Rohingya shadow on South Asia free trade pact
The Telegraph, Jayanta Roy Chowdhury
October 17, 2017, Dhaka
A flood of Rohingya refugees into Bangladesh threatens to hold captive India's efforts to cobble together a Bimstec free trade pact which would cover nations with combined GDP of over $3 trillion.
"We all have our geopolitical considerations, but this (Rohingya exodus to Bangladesh) has strong ramifications for the security of our region. If we don't work jointly on it... I fear it may undo some of the good work that has happened over the years," warned Gowher Rizvi, the international affairs adviser to the Bangladesh Prime Minister at the Track-II India-Bangladesh security dialogue held here last week.
Around 5.2 lakh Rohingya refugees have fled to Bangladesh's Cox Bazar area from Myanmar's Rakhine province in the last two months after the Myanmar army began a crackdown on the community following a surprise raid on a large number of military and police posts in the remote border province on August 25. The Rohingyas are not classified as an indigenous minority in Myanmar and, so, are denied citizenship under a law that links nationality to ethnicity.
Bimstec, or the Bay of Bengal Initiative for Multi-Sectoral Technical and Economic Co-operation, which comprises India, Nepal, Bhutan, Bangladesh, Sri Lanka, Myanmar and Thailand, have been negotiating a free trade agreement for some years which could potentially cover a marketplace of 1.6 billion people, and negotiators say recent breakthroughs could mean that the nations are very close to clinching a pact.
India has invested heavily both its diplomatic equity and money in a trilateral highway linking the Northeast through Myanmar with Asean lynchpin Thailand.
The highway will eventually extend to Ho Chi Minh City in Vietnam covering around 3,200km of roadways and may also link, under a separate initiative, to the new boomtown of Kunming in China's Yunan.
New Delhi has also offered three lines of credit worth $7.5 billion to promote connectivity between India and Bangladesh.
The trilateral highway, which was initially proposed as Asia's No. 1 highway, is expected to turn into an economic corridor, drawing huge investments for industry and commercial agriculture into a poor and often tense region beset with militancy .
Japan has been backing India and Asean's bid to link Asia as it sees better market access through it and creation of its own counter to China's Silk Route.
A parallel but little reported initiative by Tokyo to part-fund a string of ports in South Asia and the Asean is expected to link this highway to Japan.
However, Bangladesh's stand poses a dilemma before Bimstec and the projects under it. India's eastern neighbour wants the Rohingya crisis solved first before proceeding to build roads to Myanmar.

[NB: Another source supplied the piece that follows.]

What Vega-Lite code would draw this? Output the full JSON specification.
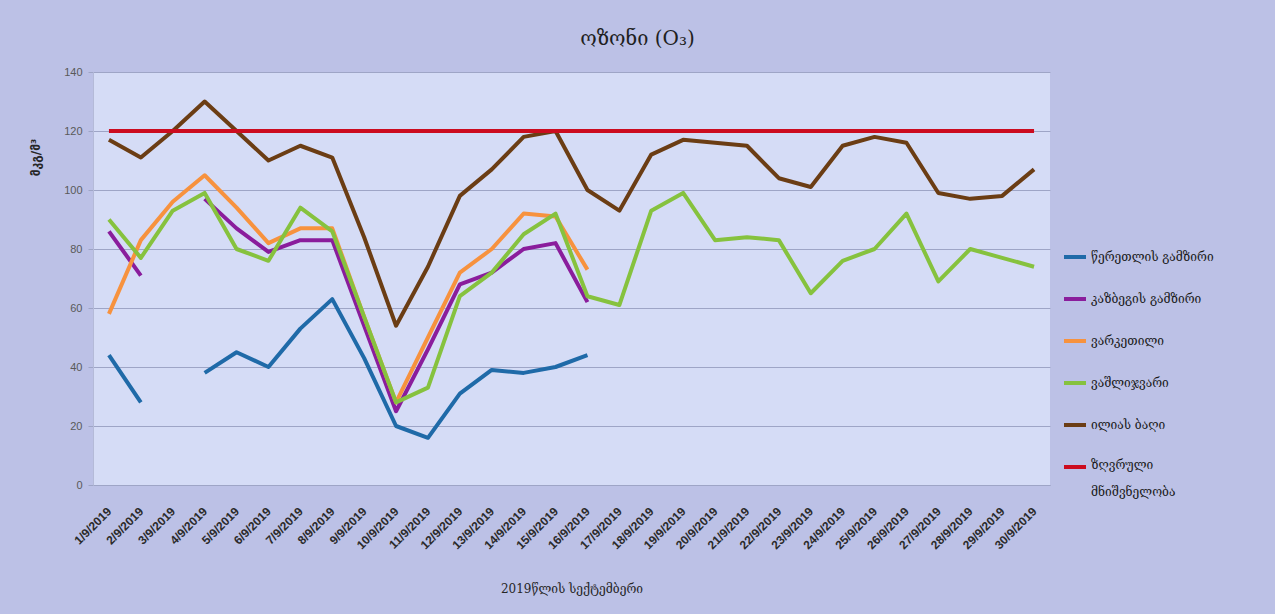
{
  "$schema": "https://vega.github.io/schema/vega-lite/v6.json",
  "width": 957,
  "height": 413,
  "autosize": {"type": "none"},
  "padding": {"left": 93, "top": 72, "right": 225, "bottom": 129},
  "background": "#bcc1e6",
  "title": {
    "text": "ოზონი (O₃)",
    "font": "DejaVu Serif",
    "fontSize": 20,
    "fontWeight": "normal",
    "color": "#1f1f1f",
    "anchor": "middle",
    "dx": 66,
    "offset": 17
  },
  "data": {
    "values": [
      {"date": "1/9/2019", "station": "წერეთლის გამზირი", "value": 44},
      {"date": "2/9/2019", "station": "წერეთლის გამზირი", "value": 28},
      {"date": "3/9/2019", "station": "წერეთლის გამზირი", "value": null},
      {"date": "4/9/2019", "station": "წერეთლის გამზირი", "value": 38},
      {"date": "5/9/2019", "station": "წერეთლის გამზირი", "value": 45},
      {"date": "6/9/2019", "station": "წერეთლის გამზირი", "value": 40},
      {"date": "7/9/2019", "station": "წერეთლის გამზირი", "value": 53},
      {"date": "8/9/2019", "station": "წერეთლის გამზირი", "value": 63},
      {"date": "9/9/2019", "station": "წერეთლის გამზირი", "value": 43},
      {"date": "10/9/2019", "station": "წერეთლის გამზირი", "value": 20},
      {"date": "11/9/2019", "station": "წერეთლის გამზირი", "value": 16},
      {"date": "12/9/2019", "station": "წერეთლის გამზირი", "value": 31},
      {"date": "13/9/2019", "station": "წერეთლის გამზირი", "value": 39},
      {"date": "14/9/2019", "station": "წერეთლის გამზირი", "value": 38},
      {"date": "15/9/2019", "station": "წერეთლის გამზირი", "value": 40},
      {"date": "16/9/2019", "station": "წერეთლის გამზირი", "value": 44},

      {"date": "1/9/2019", "station": "კაზბეგის გამზირი", "value": 86},
      {"date": "2/9/2019", "station": "კაზბეგის გამზირი", "value": 71},
      {"date": "3/9/2019", "station": "კაზბეგის გამზირი", "value": null},
      {"date": "4/9/2019", "station": "კაზბეგის გამზირი", "value": 97},
      {"date": "5/9/2019", "station": "კაზბეგის გამზირი", "value": 87},
      {"date": "6/9/2019", "station": "კაზბეგის გამზირი", "value": 79},
      {"date": "7/9/2019", "station": "კაზბეგის გამზირი", "value": 83},
      {"date": "8/9/2019", "station": "კაზბეგის გამზირი", "value": 83},
      {"date": "9/9/2019", "station": "კაზბეგის გამზირი", "value": 54},
      {"date": "10/9/2019", "station": "კაზბეგის გამზირი", "value": 25},
      {"date": "11/9/2019", "station": "კაზბეგის გამზირი", "value": 46},
      {"date": "12/9/2019", "station": "კაზბეგის გამზირი", "value": 68},
      {"date": "13/9/2019", "station": "კაზბეგის გამზირი", "value": 72},
      {"date": "14/9/2019", "station": "კაზბეგის გამზირი", "value": 80},
      {"date": "15/9/2019", "station": "კაზბეგის გამზირი", "value": 82},
      {"date": "16/9/2019", "station": "კაზბეგის გამზირი", "value": 62},

      {"date": "1/9/2019", "station": "ვარკეთილი", "value": 58},
      {"date": "2/9/2019", "station": "ვარკეთილი", "value": 83},
      {"date": "3/9/2019", "station": "ვარკეთილი", "value": 96},
      {"date": "4/9/2019", "station": "ვარკეთილი", "value": 105},
      {"date": "5/9/2019", "station": "ვარკეთილი", "value": 94},
      {"date": "6/9/2019", "station": "ვარკეთილი", "value": 82},
      {"date": "7/9/2019", "station": "ვარკეთილი", "value": 87},
      {"date": "8/9/2019", "station": "ვარკეთილი", "value": 87},
      {"date": "9/9/2019", "station": "ვარკეთილი", "value": 57},
      {"date": "10/9/2019", "station": "ვარკეთილი", "value": 28},
      {"date": "11/9/2019", "station": "ვარკეთილი", "value": 50},
      {"date": "12/9/2019", "station": "ვარკეთილი", "value": 72},
      {"date": "13/9/2019", "station": "ვარკეთილი", "value": 80},
      {"date": "14/9/2019", "station": "ვარკეთილი", "value": 92},
      {"date": "15/9/2019", "station": "ვარკეთილი", "value": 91},
      {"date": "16/9/2019", "station": "ვარკეთილი", "value": 73},

      {"date": "1/9/2019", "station": "ვაშლიჯვარი", "value": 90},
      {"date": "2/9/2019", "station": "ვაშლიჯვარი", "value": 77},
      {"date": "3/9/2019", "station": "ვაშლიჯვარი", "value": 93},
      {"date": "4/9/2019", "station": "ვაშლიჯვარი", "value": 99},
      {"date": "5/9/2019", "station": "ვაშლიჯვარი", "value": 80},
      {"date": "6/9/2019", "station": "ვაშლიჯვარი", "value": 76},
      {"date": "7/9/2019", "station": "ვაშლიჯვარი", "value": 94},
      {"date": "8/9/2019", "station": "ვაშლიჯვარი", "value": 86},
      {"date": "9/9/2019", "station": "ვაშლიჯვარი", "value": 57},
      {"date": "10/9/2019", "station": "ვაშლიჯვარი", "value": 28},
      {"date": "11/9/2019", "station": "ვაშლიჯვარი", "value": 33},
      {"date": "12/9/2019", "station": "ვაშლიჯვარი", "value": 64},
      {"date": "13/9/2019", "station": "ვაშლიჯვარი", "value": 72},
      {"date": "14/9/2019", "station": "ვაშლიჯვარი", "value": 85},
      {"date": "15/9/2019", "station": "ვაშლიჯვარი", "value": 92},
      {"date": "16/9/2019", "station": "ვაშლიჯვარი", "value": 64},
      {"date": "17/9/2019", "station": "ვაშლიჯვარი", "value": 61},
      {"date": "18/9/2019", "station": "ვაშლიჯვარი", "value": 93},
      {"date": "19/9/2019", "station": "ვაშლიჯვარი", "value": 99},
      {"date": "20/9/2019", "station": "ვაშლიჯვარი", "value": 83},
      {"date": "21/9/2019", "station": "ვაშლიჯვარი", "value": 84},
      {"date": "22/9/2019", "station": "ვაშლიჯვარი", "value": 83},
      {"date": "23/9/2019", "station": "ვაშლიჯვარი", "value": 65},
      {"date": "24/9/2019", "station": "ვაშლიჯვარი", "value": 76},
      {"date": "25/9/2019", "station": "ვაშლიჯვარი", "value": 80},
      {"date": "26/9/2019", "station": "ვაშლიჯვარი", "value": 92},
      {"date": "27/9/2019", "station": "ვაშლიჯვარი", "value": 69},
      {"date": "28/9/2019", "station": "ვაშლიჯვარი", "value": 80},
      {"date": "29/9/2019", "station": "ვაშლიჯვარი", "value": 77},
      {"date": "30/9/2019", "station": "ვაშლიჯვარი", "value": 74},

      {"date": "1/9/2019", "station": "ილიას ბაღი", "value": 117},
      {"date": "2/9/2019", "station": "ილიას ბაღი", "value": 111},
      {"date": "3/9/2019", "station": "ილიას ბაღი", "value": 120},
      {"date": "4/9/2019", "station": "ილიას ბაღი", "value": 130},
      {"date": "5/9/2019", "station": "ილიას ბაღი", "value": 120},
      {"date": "6/9/2019", "station": "ილიას ბაღი", "value": 110},
      {"date": "7/9/2019", "station": "ილიას ბაღი", "value": 115},
      {"date": "8/9/2019", "station": "ილიას ბაღი", "value": 111},
      {"date": "9/9/2019", "station": "ილიას ბაღი", "value": 84},
      {"date": "10/9/2019", "station": "ილიას ბაღი", "value": 54},
      {"date": "11/9/2019", "station": "ილიას ბაღი", "value": 74},
      {"date": "12/9/2019", "station": "ილიას ბაღი", "value": 98},
      {"date": "13/9/2019", "station": "ილიას ბაღი", "value": 107},
      {"date": "14/9/2019", "station": "ილიას ბაღი", "value": 118},
      {"date": "15/9/2019", "station": "ილიას ბაღი", "value": 120},
      {"date": "16/9/2019", "station": "ილიას ბაღი", "value": 100},
      {"date": "17/9/2019", "station": "ილიას ბაღი", "value": 93},
      {"date": "18/9/2019", "station": "ილიას ბაღი", "value": 112},
      {"date": "19/9/2019", "station": "ილიას ბაღი", "value": 117},
      {"date": "20/9/2019", "station": "ილიას ბაღი", "value": 116},
      {"date": "21/9/2019", "station": "ილიას ბაღი", "value": 115},
      {"date": "22/9/2019", "station": "ილიას ბაღი", "value": 104},
      {"date": "23/9/2019", "station": "ილიას ბაღი", "value": 101},
      {"date": "24/9/2019", "station": "ილიას ბაღი", "value": 115},
      {"date": "25/9/2019", "station": "ილიას ბაღი", "value": 118},
      {"date": "26/9/2019", "station": "ილიას ბაღი", "value": 116},
      {"date": "27/9/2019", "station": "ილიას ბაღი", "value": 99},
      {"date": "28/9/2019", "station": "ილიას ბაღი", "value": 97},
      {"date": "29/9/2019", "station": "ილიას ბაღი", "value": 98},
      {"date": "30/9/2019", "station": "ილიას ბაღი", "value": 107},

      {"date": "1/9/2019", "station": "ზღვრული მნიშვნელობა", "value": 120},
      {"date": "2/9/2019", "station": "ზღვრული მნიშვნელობა", "value": 120},
      {"date": "3/9/2019", "station": "ზღვრული მნიშვნელობა", "value": 120},
      {"date": "4/9/2019", "station": "ზღვრული მნიშვნელობა", "value": 120},
      {"date": "5/9/2019", "station": "ზღვრული მნიშვნელობა", "value": 120},
      {"date": "6/9/2019", "station": "ზღვრული მნიშვნელობა", "value": 120},
      {"date": "7/9/2019", "station": "ზღვრული მნიშვნელობა", "value": 120},
      {"date": "8/9/2019", "station": "ზღვრული მნიშვნელობა", "value": 120},
      {"date": "9/9/2019", "station": "ზღვრული მნიშვნელობა", "value": 120},
      {"date": "10/9/2019", "station": "ზღვრული მნიშვნელობა", "value": 120},
      {"date": "11/9/2019", "station": "ზღვრული მნიშვნელობა", "value": 120},
      {"date": "12/9/2019", "station": "ზღვრული მნიშვნელობა", "value": 120},
      {"date": "13/9/2019", "station": "ზღვრული მნიშვნელობა", "value": 120},
      {"date": "14/9/2019", "station": "ზღვრული მნიშვნელობა", "value": 120},
      {"date": "15/9/2019", "station": "ზღვრული მნიშვნელობა", "value": 120},
      {"date": "16/9/2019", "station": "ზღვრული მნიშვნელობა", "value": 120},
      {"date": "17/9/2019", "station": "ზღვრული მნიშვნელობა", "value": 120},
      {"date": "18/9/2019", "station": "ზღვრული მნიშვნელობა", "value": 120},
      {"date": "19/9/2019", "station": "ზღვრული მნიშვნელობა", "value": 120},
      {"date": "20/9/2019", "station": "ზღვრული მნიშვნელობა", "value": 120},
      {"date": "21/9/2019", "station": "ზღვრული მნიშვნელობა", "value": 120},
      {"date": "22/9/2019", "station": "ზღვრული მნიშვნელობა", "value": 120},
      {"date": "23/9/2019", "station": "ზღვრული მნიშვნელობა", "value": 120},
      {"date": "24/9/2019", "station": "ზღვრული მნიშვნელობა", "value": 120},
      {"date": "25/9/2019", "station": "ზღვრული მნიშვნელობა", "value": 120},
      {"date": "26/9/2019", "station": "ზღვრული მნიშვნელობა", "value": 120},
      {"date": "27/9/2019", "station": "ზღვრული მნიშვნელობა", "value": 120},
      {"date": "28/9/2019", "station": "ზღვრული მნიშვნელობა", "value": 120},
      {"date": "29/9/2019", "station": "ზღვრული მნიშვნელობა", "value": 120},
      {"date": "30/9/2019", "station": "ზღვრული მნიშვნელობა", "value": 120}
    ]
  },
  "mark": {
    "type": "line",
    "invalid": "break-paths-filter-domains",
    "strokeJoin": "round",
    "strokeCap": "butt"
  },
  "encoding": {
    "x": {
      "field": "date",
      "type": "ordinal",
      "sort": null,
      "scale": {"type": "point", "padding": 0.5},
      "axis": {
        "title": "2019წლის სექტემბერი",
        "titleFont": "DejaVu Serif",
        "titleFontSize": 12,
        "titleFontWeight": "normal",
        "titleColor": "#262626",
        "titleY": 103,
        "titleBaseline": "middle",
        "labelAngle": -45,
        "labelAlign": "right",
        "labelBaseline": "middle",
        "labelFont": "Liberation Sans",
        "labelFontWeight": "bold",
        "labelFontSize": 12,
        "labelColor": "#2b2b2b",
        "labelPadding": 24,
        "ticks": false,
        "grid": false,
        "domainColor": "#9ea5c6",
        "domainWidth": 1
      }
    },
    "y": {
      "field": "value",
      "type": "quantitative",
      "scale": {"domain": [0, 140], "nice": false},
      "axis": {
        "title": "მკგ/მ³",
        "titleFont": "DejaVu Sans",
        "titleFontSize": 12,
        "titleFontWeight": "bold",
        "titleColor": "#262626",
        "titleX": -58,
        "titleY": 85,
        "titleBaseline": "middle",
        "titleAlign": "center",
        "values": [0, 20, 40, 60, 80, 100, 120, 140],
        "labelFont": "Liberation Sans",
        "labelFontSize": 11,
        "labelColor": "#595959",
        "labelPadding": 6,
        "tickSize": 5,
        "tickColor": "#9ea5c6",
        "gridColor": "#9ea5c6",
        "gridWidth": 1,
        "domainColor": "#b4bad8"
      }
    },
    "color": {
      "field": "station",
      "type": "nominal",
      "scale": {
        "domain": ["წერეთლის გამზირი", "კაზბეგის გამზირი", "ვარკეთილი", "ვაშლიჯვარი", "ილიას ბაღი", "ზღვრული მნიშვნელობა"],
        "range": ["#1f6aa8", "#8a1d9c", "#f7923e", "#86c23e", "#6b3d14", "#cc0c1f"]
      },
      "legend": {
        "orient": "none",
        "legendX": 969,
        "legendY": 172,
        "title": null,
        "symbolType": "stroke",
        "symbolStrokeWidth": 4,
        "symbolSize": 484,
        "labelFont": "DejaVu Serif",
        "labelFontSize": 12,
        "labelColor": "#1a1a1a",
        "labelOffset": 3,
        "labelLimit": 220,
        "rowPadding": 21,
        "labelExpr": "datum.label == 'ზღვრული მნიშვნელობა' ? ['ზღვრული', 'მნიშვნელობა'] : datum.label",
        "encode": {
          "labels": {
            "update": {
              "baseline": {"signal": "datum.label == 'ზღვრული მნიშვნელობა' ? 'top' : 'middle'"},
              "dy": {"signal": "datum.label == 'ზღვრული მნიშვნელობა' ? -7 : 0"},
              "lineHeight": {"value": 27}
            }
          }
        }
      }
    },
    "strokeWidth": {
      "field": "station",
      "type": "nominal",
      "scale": {
        "domain": ["წერეთლის გამზირი", "კაზბეგის გამზირი", "ვარკეთილი", "ვაშლიჯვარი", "ილიას ბაღი", "ზღვრული მნიშვნელობა"],
        "range": [4, 4, 4, 4, 4, 5]
      },
      "legend": null
    }
  },
  "config": {
    "view": {"fill": "#d5dcf6", "stroke": null}
  }
}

"It's a tough call for friends in India... (The Rohingya crisis) will affect ongoing connectivity projects... in your (India's) endeavour to capture an elusive bird in the bush, you may lose the one in hand," said ambassador Tariq Karim, the former High Commissioner of Bangladesh to India after the Track-II meeting organised jointly by the Observer Research Foundation and Bangladesh Enterprise Institute.
The dilemma has been compounded by the fact that both Bangladesh and India has little leverage with Myanmar.
India has proposed a cross-country gas pipeline in the first half of the last decade to evacuate gas pumped from Myanmar's offshore fields awarded to Indian firms in the Rakhine province. However, the then Bangladesh government under Begum Khaleda Zia had not agreed to the proposal.
Ambassador Pinak Ranjan Chakravarty, a former secretary in the external affairs ministry, said, "Deeper economic integration acts as incentive not to upset the status quo... (however)for Myanmar, there is no guarantee that it would not have expelled the Rohingyas. Often national security and xenophobia trumps economics."